About the size of the earth's moon, Europa is covered by ice roughly 6 miles deep, beneath which is 30 to 60 miles of water, roughly the same volume as that of the earth's oceans. While water is often thought to be synonymous with life, Europa is totally dark, ruling out any form of photosynthesis, and thus life as we understand it. There is also thought to be little or no communication between the underlying ocean and Europa's surface. All of which makes the prospect of discovering any signs of life there almost unbearably enticing to astrobiologists.
''I'd love nothing more than for us to find a thriving RNA world there,'' says Bada. ''We can try to reconstruct that in a lab, but if we had a natural example of it, that would be fantastic.
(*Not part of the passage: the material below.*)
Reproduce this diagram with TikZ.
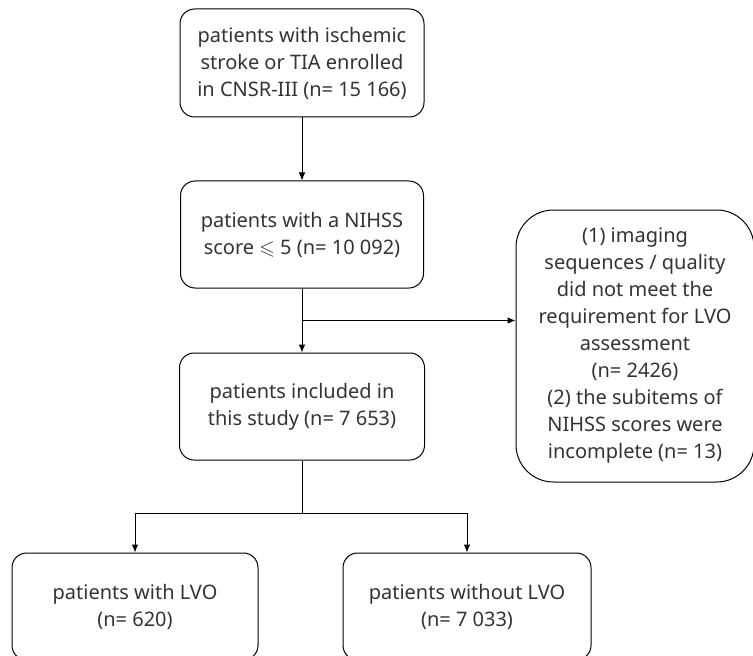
\documentclass[tikz,border=0pt]{standalone}
\usepackage{amssymb}
\usepackage{fontspec}
\setmainfont{Noto Sans}
\usetikzlibrary{calc}
\usetikzlibrary{arrows.meta}
\tikzset{box/.style={draw,line width=0.75pt,rounded corners=11pt,inner sep=0pt,align=center,
	text=black!80,font=\fontsize{15}{20.25}\selectfont}}

\begin{document}
\begin{tikzpicture}[x=0.75pt,y=-0.75pt,>={Latex[length=6pt,width=5pt]},line width=0.75pt]
					\clip (0,0) rectangle (753,656);
					\node[box,minimum width=183pt,minimum height=81pt] (enrol) at (302,63) {patients with ischemic\\stroke or TIA enrolled\\in CNSR-III (n= 15 166)};
					\node[box,minimum width=182.25pt,minimum height=80.25pt] (nihss) at (302,234.5) {patients with a NIHSS\\score $\leqslant$ 5 (n= 10 092)};
					\node[box,minimum width=183.75pt,minimum height=80.25pt] (incl) at (302,406.5) {patients included in\\this study (n= 7 653)};
					\node[box,rounded corners=28pt,minimum width=178.5pt,minimum height=204pt] (excl) at (635,346) {(1) imaging\\sequences / quality\\did not meet the\\requirement for LVO\\assessment\\(n= 2426)\\(2) the subitems of\\NIHSS scores were\\incomplete (n= 13)};
					\node[box,minimum width=184.5pt,minimum height=80.25pt] (lvo) at (135,606.5) {patients with LVO\\(n= 620)};
					\node[box,minimum width=186pt,minimum height=80.25pt] (nolvo) at (467,606.5) {patients without LVO\\(n= 7 033)};
					\coordinate (split) at ($(nihss.south)!0.5!(incl.north)$);
					\coordinate (fork) at ($(incl.south)+(0,53)$);
					\draw[->] (enrol) -- (nihss);
					\draw[->] (nihss) -- (incl);
					\draw[->] (split) -- (split -| excl.west);
					\draw (incl) -- (fork);
					\draw[->] (fork) -| (lvo);
					\draw[->] (fork) -| (nolvo);
				\end{tikzpicture}
\end{document}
We'd have a picture of what life may have been like on earth before it evolved into the modern protein-DNA world of today. Of course, it's hard to imagine the kind of environment that's on Europa producing organisms that look anything like the biochemistry we have here, either modern or LUCA-type organisms. And that's what I find fascinating. Here we could have a completely independent form of life, even though the chemistry leading up to it might be universal. Now, I don't expect little green men to crawl out of the ocean there, but I wouldn't be a bit surprised if we didn't see some extremely interesting chemistry involved in some of the very stages that led to replicating entities here on earth.''
Phew. A relief from thinking about our negligent and incompetent government!
A parting thought. If it turns out that the fundamental physics of the universe predispose to a cloud of life forming soup infesting all of space, what does that say about the "design" of the universe? And Fermi's Paradox?